The spate of killings in Half Moon Bay left two crime scenes: one at California Terra Garden, where the suspect lived and worked with his wife, and a second nursery, Concord Farms, about a mile away and where Zhao had previously worked, the police said. Every person shot was specifically targeted, Sheriff Christina Corpus of San Mateo County said in an interview.
“Other people were in his line of sight, but he didn’t target them because what we’re learning is they didn’t really have a lot of contact with him,” she said.
After the shootings, as deputies were hunting for the accused gunman, they found his cellphone lying on the side of a highway, suggesting he had disposed of it to thwart law enforcement from tracking him, Corpus said.
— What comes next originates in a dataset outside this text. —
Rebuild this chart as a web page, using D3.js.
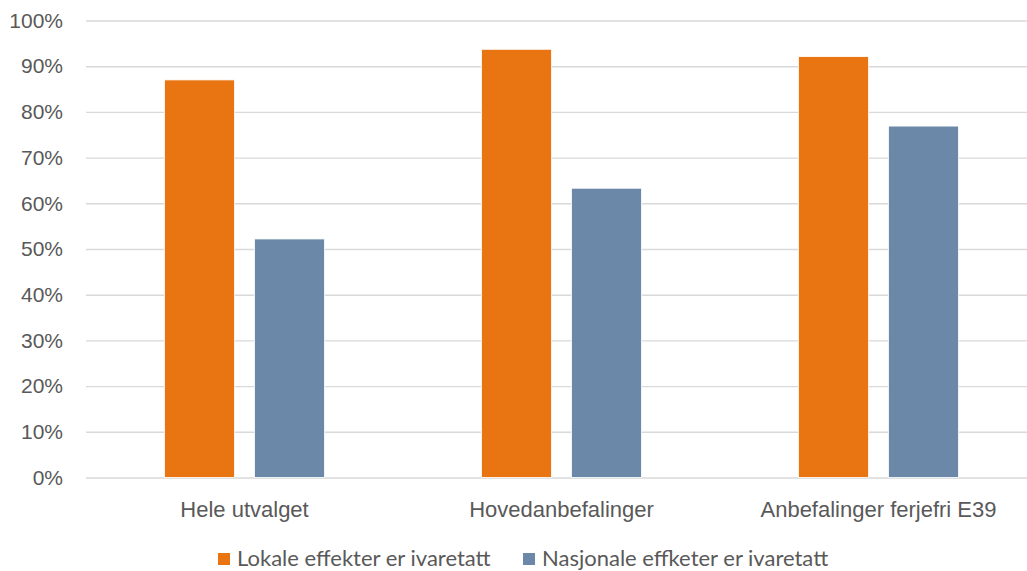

Deputies apprehended Zhao after discovering him sitting in his car in a parking lot near a sheriff’s station, where he was lying back in the front seat with the weapon — a semi-automatic pistol — on the passenger seat, she said.
In addition to the 50-year-old Jimenez of Moss Beach, California, five of the deceased victims were named by the San Mateo County Office of the Coroner as Zhishen Liu, 73, of San Francisco; Aixiang Zhang, 74, of San Francisco; Qizhong Cheng, 66, of Half Moon Bay; Jingzhi Lu, 64, of Half Moon Bay; and Yetao Bing, 43, whose residence was not known.
Perez and his injured brother, Pedro Romero Perez, were identified by the San Mateo County District Attorney’s Office in a complaint filed ahead of a brief court appearance by Zhao that ended with a judge scheduling an arraignment for Feb. 16. Zhao, who was being detained without bail, wore a red jumpsuit and repeatedly covered his face with a piece of paper.
Speaking to reporters after the hearing, Steve Wagstaffe, the San Mateo County district attorney, said Zhao, who has been assigned a court-appointed attorney, had spoken to investigators for several hours, describing what happened “in a matter-of-fact way.” He said prosecutors now have a sense of the motive, but he declined to reveal specifics.
“I would say the grievances that he had were personal,” Wagstaffe said, adding “as opposed to, say, a dispute about why’s my workload heavier. It was more personal.”
Zhao’s attorney could not be reached for comment.